» TASK TO COMPLETE: Will you write out the data exactly, excluding every picture?
--- BEGIN DATA EXCERPT ---
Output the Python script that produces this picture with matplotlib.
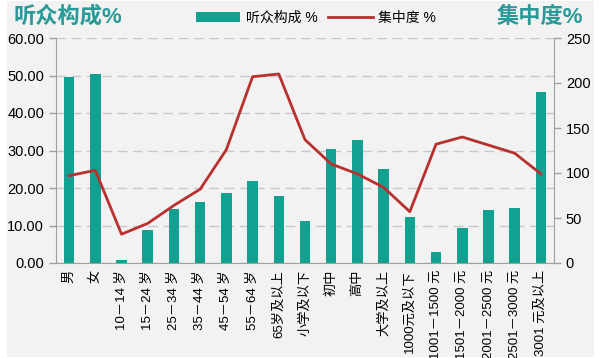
import matplotlib.pyplot as plt
from matplotlib.patches import Rectangle
import numpy as np

plt.rcParams['font.family'] = ['Liberation Sans', 'Noto Sans CJK SC', 'DejaVu Sans']

# ---------- data ----------
categories = ['男', '女', '10－14 岁', '15－24 岁', '25－34 岁', '35－44 岁', '45－54 岁',
              '55－64 岁', '65岁及以上', '小学及以下', '初中', '高中', '大学及以上',
              '1000元及以下', '1001－1500 元', '1501－2000 元', '2001－2500 元',
              '2501－3000 元', '3001 元及以上']
audience = [49.6, 50.3, 0.9, 8.9, 14.4, 16.3, 18.8, 21.9, 17.9, 11.2, 30.4, 32.8, 25.0,
            12.4, 3.0, 9.4, 14.2, 14.7, 45.5]
concentration = [97, 103, 32, 44, 64, 82, 126, 207, 210, 137, 110, 99, 84,
                 57, 132, 140, 131, 122, 99]

teal = '#12a091'
red = '#b8312f'
bg = '#f2f2f2'

fig = plt.figure(figsize=(6, 3.58), dpi=100)
fig.patches.append(Rectangle((7 / 600, 0.003), 587 / 600, 0.994, transform=fig.transFigure,
                             facecolor=bg, edgecolor='none', zorder=-10))

ax = fig.add_axes([56 / 600, 1 - 263 / 358, 498 / 600, 225 / 358])
ax.set_facecolor('none')
x = np.arange(len(categories))
ax.bar(x, audience, width=0.4, color=teal, zorder=3, label='听众构成 %')
ax.set_xlim(-0.5, len(categories) - 0.5)
ax.set_ylim(0, 60)
ax.set_yticks(np.arange(0, 61, 10))
ax.set_yticklabels([f'{v:.2f}' for v in range(0, 61, 10)], fontsize=10.5)
ax.yaxis.grid(True, linestyle=(0, (7, 4)), color='#c8c8c8', linewidth=1)
ax.set_xticks(x)
ax.set_xticklabels(categories, rotation=90, fontsize=9.5)
ax.tick_params(axis='x', length=0, pad=5)
ax.tick_params(axis='y', length=5, color='#a0a0a0', width=1)
for s in ['top', 'right']:
    ax.spines[s].set_visible(False)
for s in ['left', 'bottom']:
    ax.spines[s].set_color('#a0a0a0')

ax2 = ax.twinx()
ax2.plot(x, concentration, color=red, linewidth=2, zorder=4, label='集中度 %')
ax2.set_ylim(0, 250)
ax2.set_yticks(np.arange(0, 251, 50))
ax2.tick_params(axis='y', length=5, color='#a0a0a0', width=1, labelsize=10.5)
for s in ['top', 'left', 'bottom']:
    ax2.spines[s].set_visible(False)
ax2.spines['right'].set_color('#a0a0a0')

fig.text(14 / 600, 1 - 17 / 358, '听众构成%', color='#2a9a98', fontsize=16,
         fontweight='bold', va='center', ha='left')
fig.text(583 / 600, 1 - 17 / 358, '集中度%', color='#2a9a98', fontsize=16,
         fontweight='bold', va='center', ha='right')

h1, l1 = ax.get_legend_handles_labels()
h2, l2 = ax2.get_legend_handles_labels()
fig.legend(h1 + h2, l1 + l2, loc='center', bbox_to_anchor=(316 / 600, 1 - 18 / 358),
           ncol=2, frameon=False, fontsize=10, handlelength=3.2, handleheight=0.8,
           columnspacing=0.8, handletextpad=0.4)

fig.savefig('out.png', dpi=100)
--- END DATA EXCERPT ---
» CORRECT RESPONSE:
Output the Python script that produces this picture with matplotlib.
import matplotlib.pyplot as plt
from matplotlib.patches import Rectangle
import numpy as np

plt.rcParams['font.family'] = ['Liberation Sans', 'Noto Sans CJK SC', 'DejaVu Sans']

# ---------- data ----------
categories = ['男', '女', '10－14 岁', '15－24 岁', '25－34 岁', '35－44 岁', '45－54 岁',
              '55－64 岁', '65岁及以上', '小学及以下', '初中', '高中', '大学及以上',
              '1000元及以下', '1001－1500 元', '1501－2000 元', '2001－2500 元',
              '2501－3000 元', '3001 元及以上']
audience = [49.6, 50.3, 0.9, 8.9, 14.4, 16.3, 18.8, 21.9, 17.9, 11.2, 30.4, 32.8, 25.0,
            12.4, 3.0, 9.4, 14.2, 14.7, 45.5]
concentration = [97, 103, 32, 44, 64, 82, 126, 207, 210, 137, 110, 99, 84,
                 57, 132, 140, 131, 122, 99]

teal = '#12a091'
red = '#b8312f'
bg = '#f2f2f2'

fig = plt.figure(figsize=(6, 3.58), dpi=100)
fig.patches.append(Rectangle((7 / 600, 0.003), 587 / 600, 0.994, transform=fig.transFigure,
                             facecolor=bg, edgecolor='none', zorder=-10))

ax = fig.add_axes([56 / 600, 1 - 263 / 358, 498 / 600, 225 / 358])
ax.set_facecolor('none')
x = np.arange(len(categories))
ax.bar(x, audience, width=0.4, color=teal, zorder=3, label='听众构成 %')
ax.set_xlim(-0.5, len(categories) - 0.5)
ax.set_ylim(0, 60)
ax.set_yticks(np.arange(0, 61, 10))
ax.set_yticklabels([f'{v:.2f}' for v in range(0, 61, 10)], fontsize=10.5)
ax.yaxis.grid(True, linestyle=(0, (7, 4)), color='#c8c8c8', linewidth=1)
ax.set_xticks(x)
ax.set_xticklabels(categories, rotation=90, fontsize=9.5)
ax.tick_params(axis='x', length=0, pad=5)
ax.tick_params(axis='y', length=5, color='#a0a0a0', width=1)
for s in ['top', 'right']:
    ax.spines[s].set_visible(False)
for s in ['left', 'bottom']:
    ax.spines[s].set_color('#a0a0a0')

ax2 = ax.twinx()
ax2.plot(x, concentration, color=red, linewidth=2, zorder=4, label='集中度 %')
ax2.set_ylim(0, 250)
ax2.set_yticks(np.arange(0, 251, 50))
ax2.tick_params(axis='y', length=5, color='#a0a0a0', width=1, labelsize=10.5)
for s in ['top', 'left', 'bottom']:
    ax2.spines[s].set_visible(False)
ax2.spines['right'].set_color('#a0a0a0')

fig.text(14 / 600, 1 - 17 / 358, '听众构成%', color='#2a9a98', fontsize=16,
         fontweight='bold', va='center', ha='left')
fig.text(583 / 600, 1 - 17 / 358, '集中度%', color='#2a9a98', fontsize=16,
         fontweight='bold', va='center', ha='right')

h1, l1 = ax.get_legend_handles_labels()
h2, l2 = ax2.get_legend_handles_labels()
fig.legend(h1 + h2, l1 + l2, loc='center', bbox_to_anchor=(316 / 600, 1 - 18 / 358),
           ncol=2, frameon=False, fontsize=10, handlelength=3.2, handleheight=0.8,
           columnspacing=0.8, handletextpad=0.4)

fig.savefig('out.png', dpi=100)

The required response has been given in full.